PROBLEM REQUIREMENTS ::
Return each line of the data below verbatim; pictures are to be left out.

STORED DATA ::
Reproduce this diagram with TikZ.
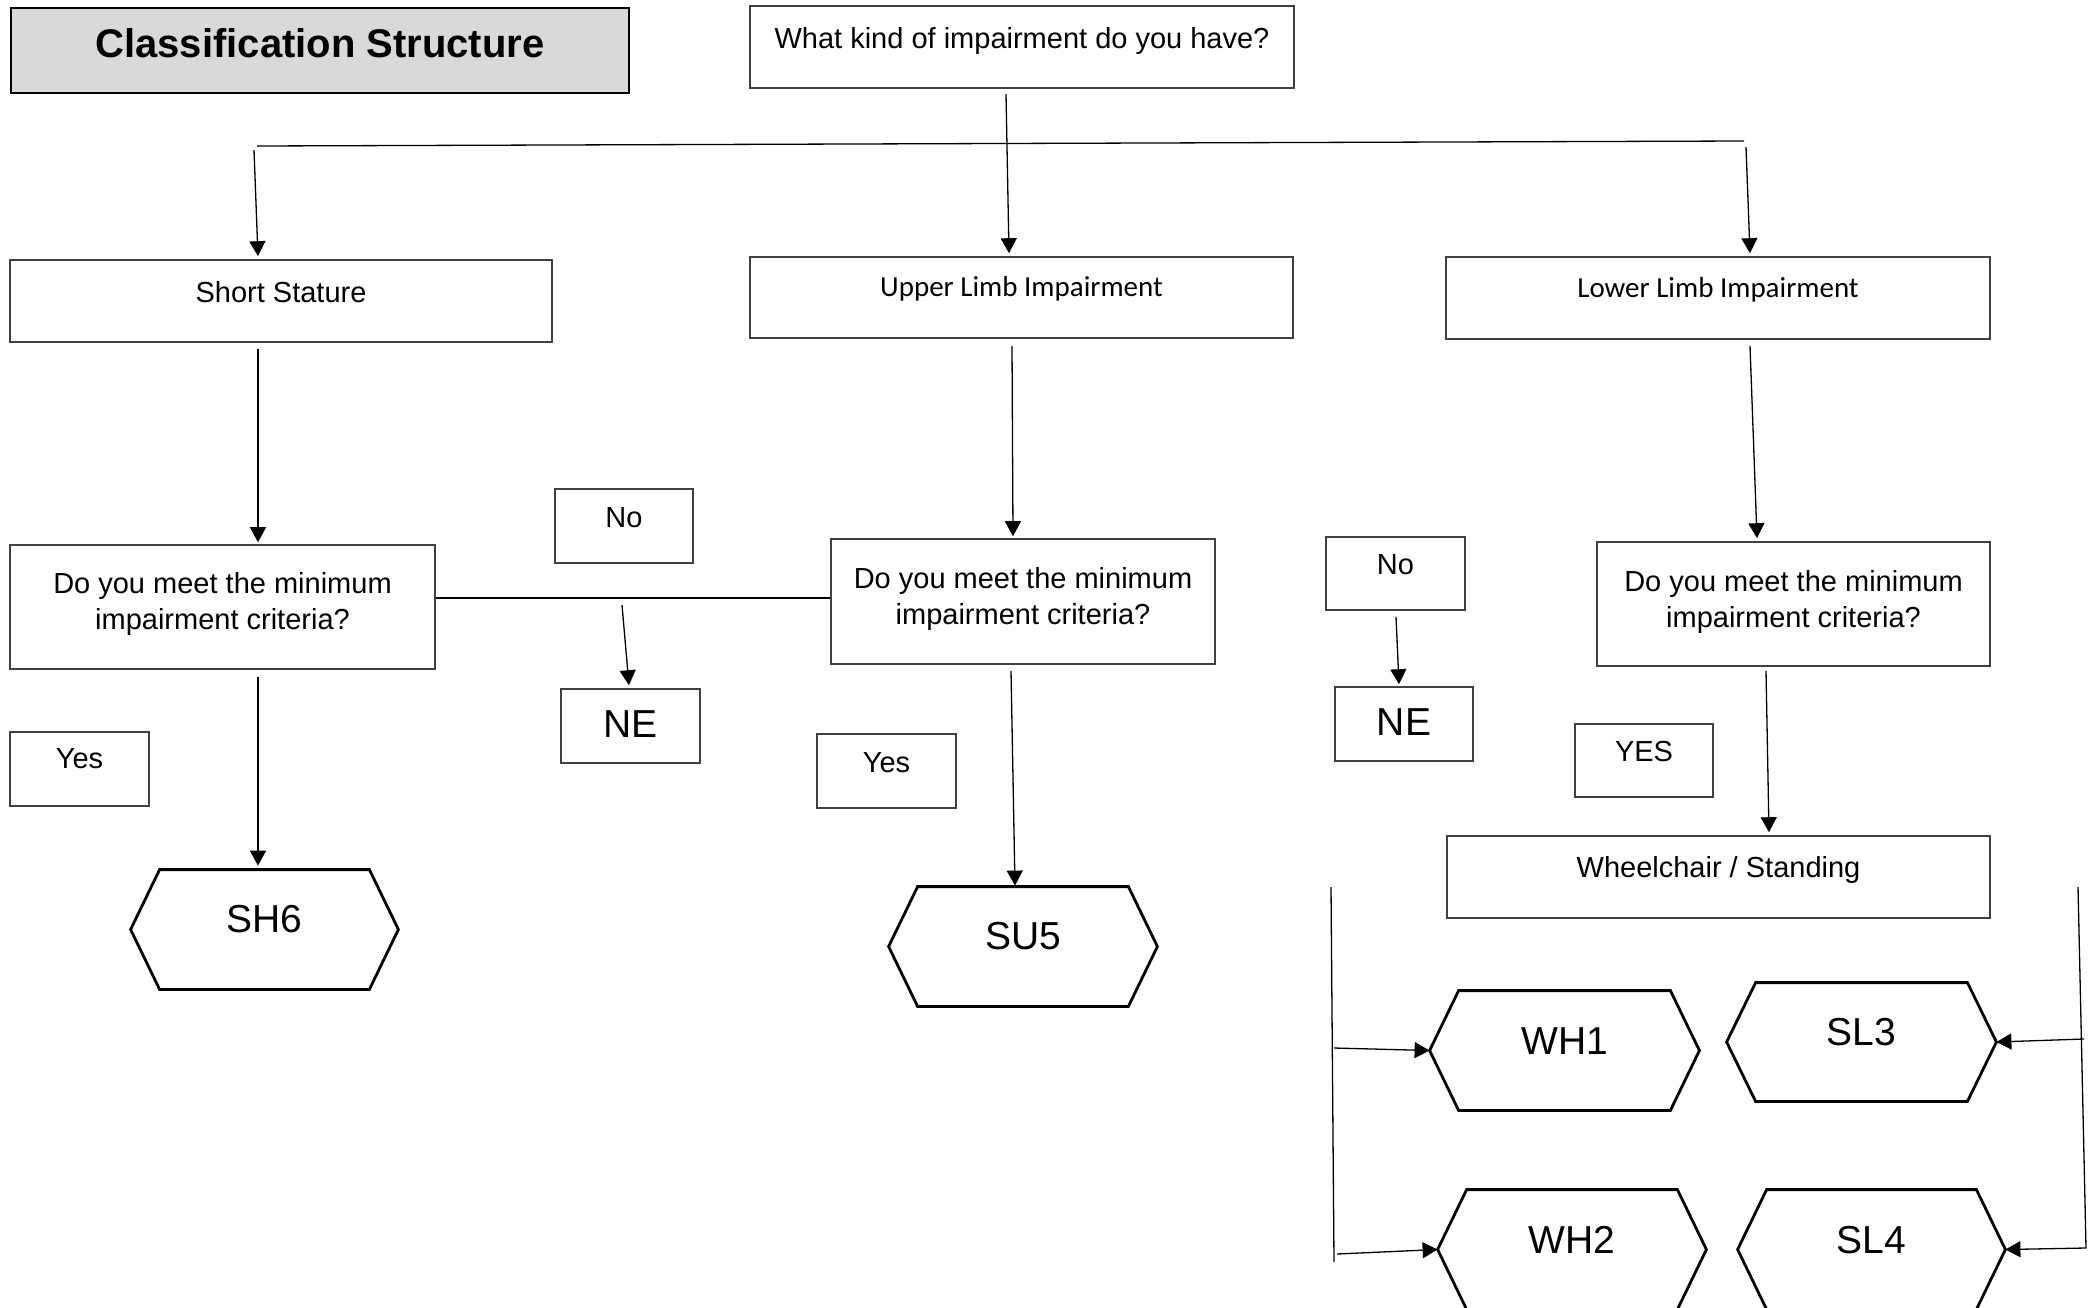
\documentclass[tikz,border=0pt]{standalone}
\usepackage{fontspec}
\setmainfont{Liberation Sans}
\newfontfamily\calibrifont{Carlito}
\usetikzlibrary{arrows.meta}
\tikzset{
  box/.style={draw=black!75, line width=0.8pt, inner sep=0pt, fill=white,
    font=\fontsize{14.5pt}{18pt}\selectfont, text height=10pt},
  bigbox/.style={box, font=\fontsize{19.5pt}{23pt}\selectfont, text height=14pt},
  calfont/.style={font=\calibrifont\fontsize{14.5pt}{18pt}\selectfont},
  hexnode/.style={inner sep=0pt, font=\fontsize{19.5pt}{23pt}\selectfont, text height=14pt},
  hexline/.style={draw=black, line width=1.4pt, line join=miter},
  conn/.style={draw=black, line width=0.65pt, -{Triangle[length=7.5pt,width=8pt]}},
  plain/.style={draw=black, line width=0.65pt},
}
\newcommand{\hexoutline}[1]{\draw[hexline] (#1.north west) -- (#1.north east) -- ([xshift=14.5pt]#1.east) -- (#1.south east) -- (#1.south west) -- ([xshift=-14.5pt]#1.west) -- cycle;}
\begin{document}
\begin{tikzpicture}[x=0.5pt,y=-0.5pt]
\useasboundingbox (0,0) rectangle (2098,1307);
\fill[white] (0,0) rectangle (2098,1307);
\clip (0,0) rectangle (2098,1307);

% title
\node[box, draw=black, fill=black!15, minimum width=309pt, minimum height=42.5pt,
  font=\bfseries\fontsize{20pt}{24pt}\selectfont, text height=14pt, text depth=7.5pt]
  (title) at (320,50.5) {Classification Structure};

% boxes
\node[box, minimum width=272pt, minimum height=41pt, text depth=9pt] (q0) at (1022,47) {What kind of impairment do you have?};
\node[box, minimum width=271pt, minimum height=41pt, text depth=9pt] (ss) at (281,301) {Short Stature};
\node[box, calfont, minimum width=271.5pt, minimum height=40.5pt, text depth=11.5pt] (ul) at (1021.5,297.5) {Upper Limb Impairment};
\node[box, calfont, minimum width=272pt, minimum height=41pt, text depth=11pt] (ll) at (1718,298) {Lower Limb Impairment};

\node[box, minimum width=212.5pt, minimum height=62pt, text depth=24pt] (q1) at (222.5,607)
  {\begin{tabular}[t]{@{}c@{}}Do you meet the minimum\\impairment criteria?\end{tabular}};
\node[box, minimum width=192pt, minimum height=62.5pt, text depth=23.5pt] (q2) at (1023,601.5)
  {\begin{tabular}[t]{@{}c@{}}Do you meet the minimum\\impairment criteria?\end{tabular}};
\node[box, minimum width=196.5pt, minimum height=62pt, text depth=23pt] (q3) at (1793.5,604)
  {\begin{tabular}[t]{@{}c@{}}Do you meet the minimum\\impairment criteria?\end{tabular}};

\node[box, minimum width=69pt, minimum height=37pt, text depth=9pt] (noL) at (624,526) {No};
\node[bigbox, minimum width=69.5pt, minimum height=37pt, text depth=3pt] (neL) at (630.5,726) {NE};
\node[box, minimum width=69.5pt, minimum height=37pt, text depth=11pt] (yesL) at (79.5,769) {Yes};
\node[box, minimum width=69.5pt, minimum height=37pt, text depth=9pt] (yesM) at (886.5,771) {Yes};
\node[box, minimum width=69.5pt, minimum height=36.5pt, text depth=9.5pt] (noR) at (1395.5,573.5) {No};
\node[bigbox, minimum width=69pt, minimum height=37pt, text depth=3pt] (neR) at (1404,724) {NE};
\node[box, minimum width=69pt, minimum height=36.5pt, text depth=9.5pt] (yesR) at (1644,760.5) {YES};
\node[box, minimum width=271.5pt, minimum height=41pt, text depth=10pt] (wc) at (1718.5,877) {Wheelchair / Standing};

% hexagons
\node[hexnode, minimum width=104.5pt, minimum height=59.5pt, text depth=11.5pt] (sh6) at (264.5,929.5) {SH6};
\node[hexnode, minimum width=105pt, minimum height=59.5pt, text depth=11.5pt] (su5) at (1023,946.5) {SU5};
\node[hexnode, minimum width=105.5pt, minimum height=59.5pt, text depth=10.5pt] (wh1) at (1564.5,1050.5) {WH1};
\node[hexnode, minimum width=105.5pt, minimum height=59pt, text depth=11pt] (sl3) at (1861.5,1042) {SL3};
\node[hexnode, minimum width=105pt, minimum height=59.5pt, text depth=10.5pt] (wh2) at (1572,1249.5) {WH2};
\node[hexnode, minimum width=104.5pt, minimum height=59.5pt, text depth=10.5pt] (sl4) at (1871.5,1249.5) {SL4};
\hexoutline{sh6}
\hexoutline{su5}
\hexoutline{wh1}
\hexoutline{sl3}
\hexoutline{wh2}
\hexoutline{sl4}

% connectors
\coordinate (bl) at (257,146);
\coordinate (br) at (1744,141);
\draw[plain] (bl) -- (br);
\coordinate (bls) at (254,150);
\coordinate (brs) at (1746,147);
\draw[conn] ([xshift=-8pt,yshift=-2.5pt]q0.south) -- ([xshift=-6.25pt,yshift=1.5pt]ul.north);
\draw[conn] (bls) -- ([xshift=-11.5pt,yshift=1.5pt]ss.north);
\draw[conn] (brs) -- ([xshift=16pt,yshift=1.5pt]ll.north);

\draw[conn] ([xshift=-11.5pt,yshift=-3pt]ss.south) -- ([xshift=17.75pt,yshift=1pt]q1.north);
\draw[conn] ([xshift=-4.75pt,yshift=-3.5pt]ul.south) -- ([xshift=-5pt,yshift=1pt]q2.north);
\draw[conn] ([xshift=16pt,yshift=-3pt]ll.south) -- ([xshift=-18.25pt,yshift=1.5pt]q3.north);

\draw[plain] ([yshift=4.5pt]q1.east) -- ([yshift=1.75pt]q2.west);
\coordinate (nes) at (622,605);
\draw[conn] (nes) -- ([xshift=-0.75pt,yshift=1.5pt]neL.north);
\draw[conn] ([xshift=0.25pt,yshift=-3pt]noR.south) -- ([xshift=-2.5pt,yshift=1pt]neR.north);

\draw[conn] ([xshift=17.75pt,yshift=-3.5pt]q1.south) -- ([xshift=-3.25pt,yshift=2pt]sh6.north);
\draw[conn] ([xshift=-6pt,yshift=-3pt]q2.south) -- ([xshift=-4pt,yshift=0.5pt]su5.north);
\draw[conn] ([xshift=-13.75pt,yshift=-2pt]q3.south) -- ([xshift=25.25pt,yshift=1.5pt]wc.north);

\coordinate (vl1) at (1331,887);
\coordinate (vl2) at (1334,1262);
\draw[plain] (vl1) -- (vl2);
\coordinate (vr1) at (2078,887);
\coordinate (vr2) at (2086,1248);
\draw[conn] (vr1) -- (vr2) -- ([xshift=14.5pt]sl4.east);
\coordinate (w1s) at (1334,1048);
\draw[conn] (w1s) -- ([xshift=-14.5pt]wh1.west);
\coordinate (w2s) at (1337,1254);
\draw[conn] (w2s) -- ([xshift=-14.5pt]wh2.west);
\coordinate (s3s) at (2084,1039);
\draw[conn] (s3s) -- ([xshift=14.5pt]sl3.east);
\end{tikzpicture}
\end{document}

COMPLETE RESPONSE ::
Reproduce this diagram with TikZ.
\documentclass[tikz,border=0pt]{standalone}
\usepackage{fontspec}
\setmainfont{Liberation Sans}
\newfontfamily\calibrifont{Carlito}
\usetikzlibrary{arrows.meta}
\tikzset{
  box/.style={draw=black!75, line width=0.8pt, inner sep=0pt, fill=white,
    font=\fontsize{14.5pt}{18pt}\selectfont, text height=10pt},
  bigbox/.style={box, font=\fontsize{19.5pt}{23pt}\selectfont, text height=14pt},
  calfont/.style={font=\calibrifont\fontsize{14.5pt}{18pt}\selectfont},
  hexnode/.style={inner sep=0pt, font=\fontsize{19.5pt}{23pt}\selectfont, text height=14pt},
  hexline/.style={draw=black, line width=1.4pt, line join=miter},
  conn/.style={draw=black, line width=0.65pt, -{Triangle[length=7.5pt,width=8pt]}},
  plain/.style={draw=black, line width=0.65pt},
}
\newcommand{\hexoutline}[1]{\draw[hexline] (#1.north west) -- (#1.north east) -- ([xshift=14.5pt]#1.east) -- (#1.south east) -- (#1.south west) -- ([xshift=-14.5pt]#1.west) -- cycle;}
\begin{document}
\begin{tikzpicture}[x=0.5pt,y=-0.5pt]
\useasboundingbox (0,0) rectangle (2098,1307);
\fill[white] (0,0) rectangle (2098,1307);
\clip (0,0) rectangle (2098,1307);

% title
\node[box, draw=black, fill=black!15, minimum width=309pt, minimum height=42.5pt,
  font=\bfseries\fontsize{20pt}{24pt}\selectfont, text height=14pt, text depth=7.5pt]
  (title) at (320,50.5) {Classification Structure};

% boxes
\node[box, minimum width=272pt, minimum height=41pt, text depth=9pt] (q0) at (1022,47) {What kind of impairment do you have?};
\node[box, minimum width=271pt, minimum height=41pt, text depth=9pt] (ss) at (281,301) {Short Stature};
\node[box, calfont, minimum width=271.5pt, minimum height=40.5pt, text depth=11.5pt] (ul) at (1021.5,297.5) {Upper Limb Impairment};
\node[box, calfont, minimum width=272pt, minimum height=41pt, text depth=11pt] (ll) at (1718,298) {Lower Limb Impairment};

\node[box, minimum width=212.5pt, minimum height=62pt, text depth=24pt] (q1) at (222.5,607)
  {\begin{tabular}[t]{@{}c@{}}Do you meet the minimum\\impairment criteria?\end{tabular}};
\node[box, minimum width=192pt, minimum height=62.5pt, text depth=23.5pt] (q2) at (1023,601.5)
  {\begin{tabular}[t]{@{}c@{}}Do you meet the minimum\\impairment criteria?\end{tabular}};
\node[box, minimum width=196.5pt, minimum height=62pt, text depth=23pt] (q3) at (1793.5,604)
  {\begin{tabular}[t]{@{}c@{}}Do you meet the minimum\\impairment criteria?\end{tabular}};

\node[box, minimum width=69pt, minimum height=37pt, text depth=9pt] (noL) at (624,526) {No};
\node[bigbox, minimum width=69.5pt, minimum height=37pt, text depth=3pt] (neL) at (630.5,726) {NE};
\node[box, minimum width=69.5pt, minimum height=37pt, text depth=11pt] (yesL) at (79.5,769) {Yes};
\node[box, minimum width=69.5pt, minimum height=37pt, text depth=9pt] (yesM) at (886.5,771) {Yes};
\node[box, minimum width=69.5pt, minimum height=36.5pt, text depth=9.5pt] (noR) at (1395.5,573.5) {No};
\node[bigbox, minimum width=69pt, minimum height=37pt, text depth=3pt] (neR) at (1404,724) {NE};
\node[box, minimum width=69pt, minimum height=36.5pt, text depth=9.5pt] (yesR) at (1644,760.5) {YES};
\node[box, minimum width=271.5pt, minimum height=41pt, text depth=10pt] (wc) at (1718.5,877) {Wheelchair / Standing};

% hexagons
\node[hexnode, minimum width=104.5pt, minimum height=59.5pt, text depth=11.5pt] (sh6) at (264.5,929.5) {SH6};
\node[hexnode, minimum width=105pt, minimum height=59.5pt, text depth=11.5pt] (su5) at (1023,946.5) {SU5};
\node[hexnode, minimum width=105.5pt, minimum height=59.5pt, text depth=10.5pt] (wh1) at (1564.5,1050.5) {WH1};
\node[hexnode, minimum width=105.5pt, minimum height=59pt, text depth=11pt] (sl3) at (1861.5,1042) {SL3};
\node[hexnode, minimum width=105pt, minimum height=59.5pt, text depth=10.5pt] (wh2) at (1572,1249.5) {WH2};
\node[hexnode, minimum width=104.5pt, minimum height=59.5pt, text depth=10.5pt] (sl4) at (1871.5,1249.5) {SL4};
\hexoutline{sh6}
\hexoutline{su5}
\hexoutline{wh1}
\hexoutline{sl3}
\hexoutline{wh2}
\hexoutline{sl4}

% connectors
\coordinate (bl) at (257,146);
\coordinate (br) at (1744,141);
\draw[plain] (bl) -- (br);
\coordinate (bls) at (254,150);
\coordinate (brs) at (1746,147);
\draw[conn] ([xshift=-8pt,yshift=-2.5pt]q0.south) -- ([xshift=-6.25pt,yshift=1.5pt]ul.north);
\draw[conn] (bls) -- ([xshift=-11.5pt,yshift=1.5pt]ss.north);
\draw[conn] (brs) -- ([xshift=16pt,yshift=1.5pt]ll.north);

\draw[conn] ([xshift=-11.5pt,yshift=-3pt]ss.south) -- ([xshift=17.75pt,yshift=1pt]q1.north);
\draw[conn] ([xshift=-4.75pt,yshift=-3.5pt]ul.south) -- ([xshift=-5pt,yshift=1pt]q2.north);
\draw[conn] ([xshift=16pt,yshift=-3pt]ll.south) -- ([xshift=-18.25pt,yshift=1.5pt]q3.north);

\draw[plain] ([yshift=4.5pt]q1.east) -- ([yshift=1.75pt]q2.west);
\coordinate (nes) at (622,605);
\draw[conn] (nes) -- ([xshift=-0.75pt,yshift=1.5pt]neL.north);
\draw[conn] ([xshift=0.25pt,yshift=-3pt]noR.south) -- ([xshift=-2.5pt,yshift=1pt]neR.north);

\draw[conn] ([xshift=17.75pt,yshift=-3.5pt]q1.south) -- ([xshift=-3.25pt,yshift=2pt]sh6.north);
\draw[conn] ([xshift=-6pt,yshift=-3pt]q2.south) -- ([xshift=-4pt,yshift=0.5pt]su5.north);
\draw[conn] ([xshift=-13.75pt,yshift=-2pt]q3.south) -- ([xshift=25.25pt,yshift=1.5pt]wc.north);

\coordinate (vl1) at (1331,887);
\coordinate (vl2) at (1334,1262);
\draw[plain] (vl1) -- (vl2);
\coordinate (vr1) at (2078,887);
\coordinate (vr2) at (2086,1248);
\draw[conn] (vr1) -- (vr2) -- ([xshift=14.5pt]sl4.east);
\coordinate (w1s) at (1334,1048);
\draw[conn] (w1s) -- ([xshift=-14.5pt]wh1.west);
\coordinate (w2s) at (1337,1254);
\draw[conn] (w2s) -- ([xshift=-14.5pt]wh2.west);
\coordinate (s3s) at (2084,1039);
\draw[conn] (s3s) -- ([xshift=14.5pt]sl3.east);
\end{tikzpicture}
\end{document}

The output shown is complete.